• **DIRECTIONS**
Lines containing the word "this" are the ones to copy from the records below.

• **MATERIAL SUPPLIED**
◇ ◇ ◇ ◇
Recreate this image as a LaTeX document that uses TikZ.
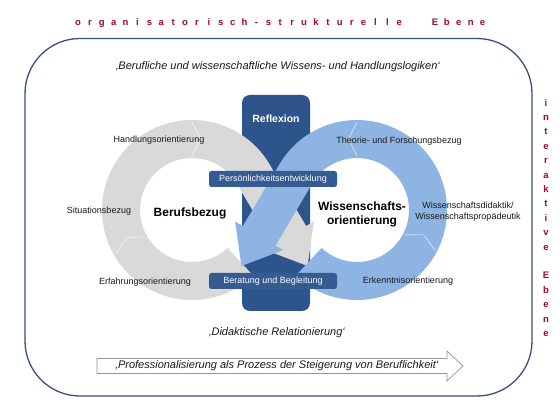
\documentclass[tikz,border=0pt]{standalone}
\usepackage{fontspec}
\setmainfont{Liberation Sans}
\usetikzlibrary{calc}
\definecolor{ringgray}{RGB}{217,217,217}
\definecolor{ringblue}{RGB}{141,180,226}
\definecolor{bardark}{RGB}{46,84,140}
\definecolor{boxdark}{RGB}{52,92,146}
\definecolor{framec}{RGB}{56,80,122}
\definecolor{redt}{RGB}{165,10,35}
\definecolor{txt}{RGB}{25,25,25}
\definecolor{arrowc}{RGB}{150,150,150}
\newcommand\pitchchar[1]{\makebox[11.9pt]{#1}}
\begin{document}
\begin{tikzpicture}[x=1pt,y=1pt,
  lbl/.style={font=\fontsize{9}{10.5}\selectfont, text=txt, inner sep=0pt, align=center},
  big/.style={font=\bfseries\fontsize{12}{14.5}\selectfont, text=black, align=center, inner sep=0pt},
  quote/.style={font=\itshape\fontsize{11}{13}\selectfont, text=txt, inner sep=0pt},
  redtxt/.style={font=\bfseries\fontsize{9.5}{10}\selectfont, text=redt, inner sep=0pt},
  barbox/.style={fill=bardark, rounded corners=8pt, minimum width=68pt, minimum height=216pt, inner sep=0pt},
  smallbox/.style={fill=boxdark, rounded corners=2.5pt, minimum width=128pt, minimum height=16pt, inner sep=0pt, text=white, font=\fontsize{9}{10}\selectfont},
  notch/.style={white, line width=0.9pt, opacity=0.5, line join=miter}
]
\useasboundingbox (0,0) rectangle (560,420);
\fill[white] (0,0) rectangle (560,420);

% title
\node[redtxt] (title) at (280.3,397) {\foreach \c in {o,r,g,a,n,i,s,a,t,o,r,i,s,c,h,-,s,t,r,u,k,t,u,r,e,l,l,e,{},{},E,b,e,n,e}{\pitchchar{\c}}};

% vertical text
\node[redtxt, align=center, font=\bfseries\fontsize{9.5}{14.4}\selectfont] (side) at (546,202)
  {i\\n\\t\\e\\r\\a\\k\\t\\i\\v\\e\\[14.4pt]E\\b\\e\\n\\e};

% frame
\draw[framec, line width=1.3pt, rounded corners=55pt] (25,24) rectangle (532,381.5);

% central bar
\node[barbox] (bar) at (276,217) {};

% gray loop (Berufsbezug)
\begin{scope}[shift={(192,210)}]
  \fill[ringgray] (-47:90) arc[start angle=-47, end angle=-329.4, radius=90]
    -- (114.2,-16.1) -- (121.9,-11.5) -- (115.6,-56) -- (73.7,-40.1) -- (81.4,-35.5)
    -- (30.6:52) arc[start angle=30.6, end angle=313, radius=52] -- cycle;
  \draw[notch] (90:88) -- (83:71) -- (90:54);
  \draw[notch] (209.8:88) -- (202.8:71) -- (209.8:54);
  \coordinate (gc) at (0,0);
\end{scope}

% blue loop (Wissenschaftsorientierung)
\begin{scope}[shift={(357,210)}]
  \fill[ringblue] (227:90) arc[start angle=227, end angle=509.4, radius=90]
    -- (-114.2,-16.1) -- (-121.9,-11.5) -- (-115.6,-56) -- (-73.7,-40.1) -- (-81.4,-35.5)
    -- (149.4:52) arc[start angle=149.4, end angle=-133, radius=52] -- cycle;
  \draw[notch] (90:88) -- (97:71) -- (90:54);
  \draw[notch] (-27.4:88) -- (-20.4:71) -- (-27.4:54);
  \coordinate (bc) at (0,0);
\end{scope}

% boxes on the bar
\node[font=\bfseries\fontsize{10.5}{12}\selectfont, text=white, inner sep=0pt] (refl) at (276,301) {Reflexion};
\node[smallbox] (pers) at (273,241) {Persönlichkeitsentwicklung};
\node[smallbox] (ber) at (273,139) {Beratung und Begleitung};

% ring labels
\node[big] (berufs) at (190,207) {Berufsbezug};
\node[big] (wiss) at (362,205.5) {Wissenschafts-\\orientierung};
\node[lbl] (hand) at (159,280) {Handlungsorientierung};
\node[lbl] (sit) at (99,209) {Situationsbezug};
\node[lbl] (erf) at (145,138) {Erfahrungsorientierung};
\node[lbl] (theo) at (399,279) {Theorie- und Forschungsbezug};
\node[lbl] (did) at (468,208.5) {Wissenschaftsdidaktik/\\Wissenschaftspropädeutik};
\node[lbl] (erk) at (408,139) {Erkenntnisorientierung};

% quotes
\node[quote] (logik) at (278,353) {‚Berufliche und wissenschaftliche Wissens- und Handlungslogiken‘};
\node[quote] (relat) at (277,87) {‚Didaktische Relationierung‘};

% process arrow
\draw[arrowc, fill=white, line width=0.7pt] (97,46.5) -- (447,46.5) -- (447,39) -- (463,54) -- (447,69) -- (447,61.5) -- (97,61.5) -- cycle;
\node[quote] (prof) at (277,54.5) {‚Professionalisierung als Prozess der Steigerung von Beruflichkeit‘};
\end{tikzpicture}
\end{document}
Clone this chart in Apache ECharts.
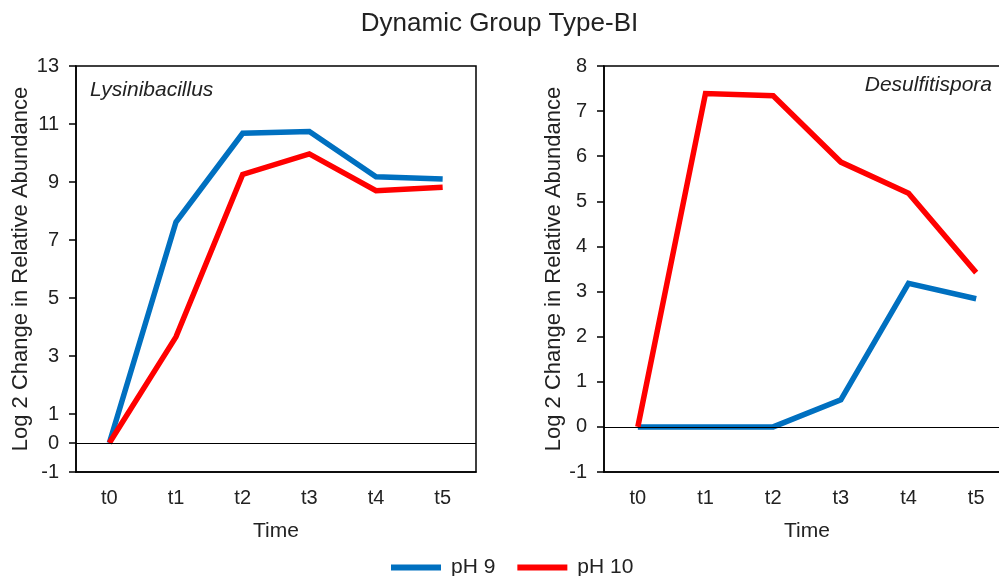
◇ ◇ ◇ ◇
• **PROBLEM SOLUTION**
Recreate this image as a LaTeX document that uses TikZ.
Clone this chart in Apache ECharts.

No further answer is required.